Present each line of the entries below that holds the word "this".

BEGIN DATA SHOWN

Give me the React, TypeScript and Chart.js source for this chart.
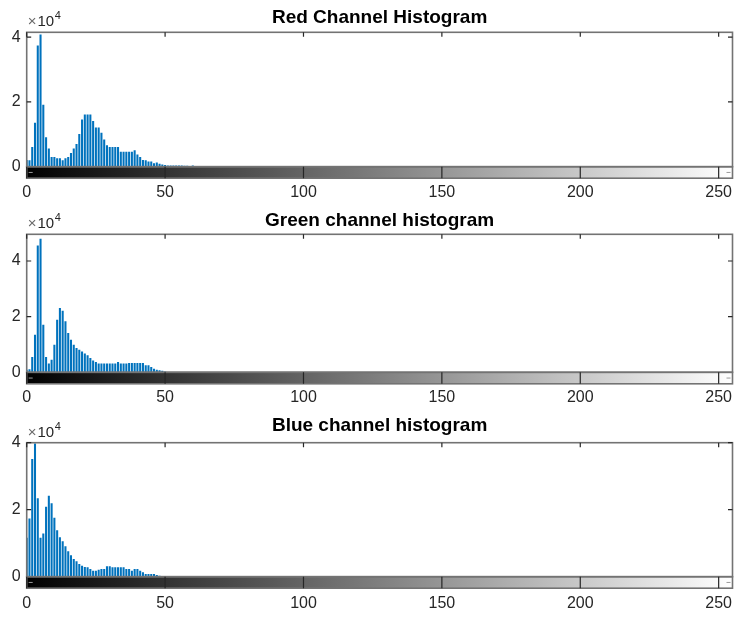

END DATA SHOWN
BEGIN DATA SHOWN

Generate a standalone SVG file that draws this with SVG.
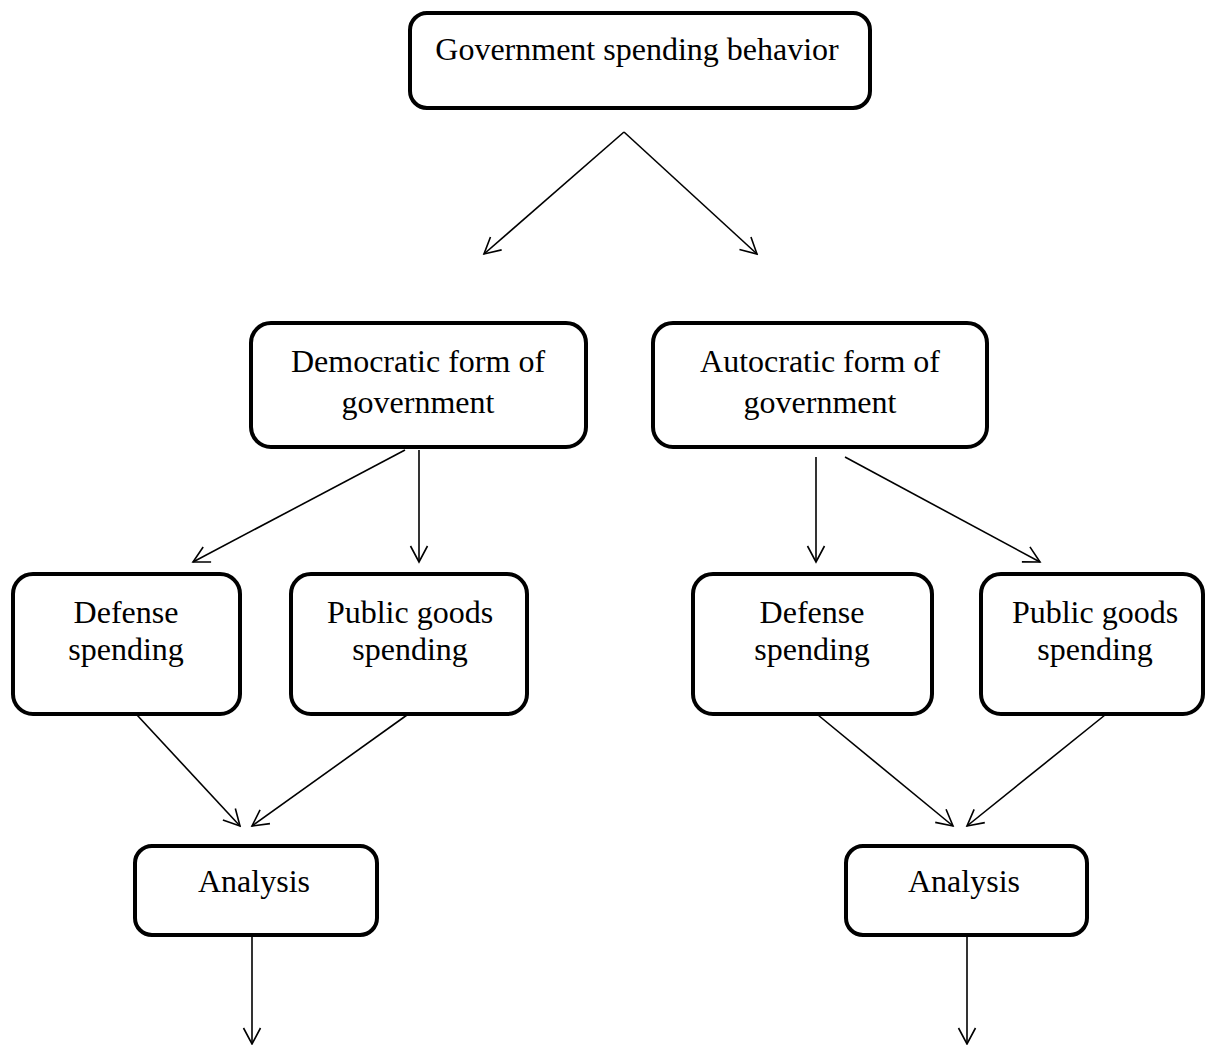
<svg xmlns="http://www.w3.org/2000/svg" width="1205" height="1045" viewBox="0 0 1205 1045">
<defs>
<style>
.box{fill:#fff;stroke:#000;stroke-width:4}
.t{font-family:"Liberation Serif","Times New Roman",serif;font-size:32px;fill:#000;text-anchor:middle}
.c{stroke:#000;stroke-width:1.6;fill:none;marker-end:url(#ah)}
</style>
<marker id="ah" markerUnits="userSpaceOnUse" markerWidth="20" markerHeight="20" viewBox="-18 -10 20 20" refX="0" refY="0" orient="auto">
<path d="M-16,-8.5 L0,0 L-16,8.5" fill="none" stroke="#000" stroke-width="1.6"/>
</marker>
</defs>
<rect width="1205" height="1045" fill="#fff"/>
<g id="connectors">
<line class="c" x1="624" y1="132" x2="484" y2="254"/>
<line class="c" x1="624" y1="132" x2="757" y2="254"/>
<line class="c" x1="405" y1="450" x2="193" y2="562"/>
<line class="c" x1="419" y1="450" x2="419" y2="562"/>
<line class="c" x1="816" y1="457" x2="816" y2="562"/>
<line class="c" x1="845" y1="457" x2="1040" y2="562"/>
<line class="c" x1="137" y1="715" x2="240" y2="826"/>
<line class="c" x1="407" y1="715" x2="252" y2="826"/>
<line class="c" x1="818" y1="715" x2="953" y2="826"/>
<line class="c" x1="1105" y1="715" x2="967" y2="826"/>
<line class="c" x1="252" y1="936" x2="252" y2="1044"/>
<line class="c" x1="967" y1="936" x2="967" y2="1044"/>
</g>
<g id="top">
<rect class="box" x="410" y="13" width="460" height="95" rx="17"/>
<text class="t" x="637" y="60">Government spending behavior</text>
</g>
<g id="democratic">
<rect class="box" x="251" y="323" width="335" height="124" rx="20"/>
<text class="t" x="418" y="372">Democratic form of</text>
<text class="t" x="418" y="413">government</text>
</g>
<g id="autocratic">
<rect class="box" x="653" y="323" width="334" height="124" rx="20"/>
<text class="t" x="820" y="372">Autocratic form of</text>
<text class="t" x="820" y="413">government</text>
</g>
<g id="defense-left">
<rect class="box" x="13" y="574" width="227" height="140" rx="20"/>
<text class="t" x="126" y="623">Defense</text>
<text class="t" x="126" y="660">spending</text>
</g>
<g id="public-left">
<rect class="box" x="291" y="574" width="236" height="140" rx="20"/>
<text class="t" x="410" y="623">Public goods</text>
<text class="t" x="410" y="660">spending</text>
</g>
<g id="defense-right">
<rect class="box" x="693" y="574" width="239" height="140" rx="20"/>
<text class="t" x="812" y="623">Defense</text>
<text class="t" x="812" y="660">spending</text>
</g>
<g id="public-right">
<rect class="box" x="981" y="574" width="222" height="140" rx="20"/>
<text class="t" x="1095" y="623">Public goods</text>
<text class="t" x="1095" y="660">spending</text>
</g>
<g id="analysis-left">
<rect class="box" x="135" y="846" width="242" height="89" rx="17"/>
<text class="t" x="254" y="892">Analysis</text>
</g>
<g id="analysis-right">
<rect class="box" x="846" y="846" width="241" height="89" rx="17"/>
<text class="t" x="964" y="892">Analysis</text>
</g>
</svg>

END DATA SHOWN

* COMPLETED TASK:
Give me the React, TypeScript and Chart.js source for this chart.
Generate a standalone SVG file that draws this with SVG.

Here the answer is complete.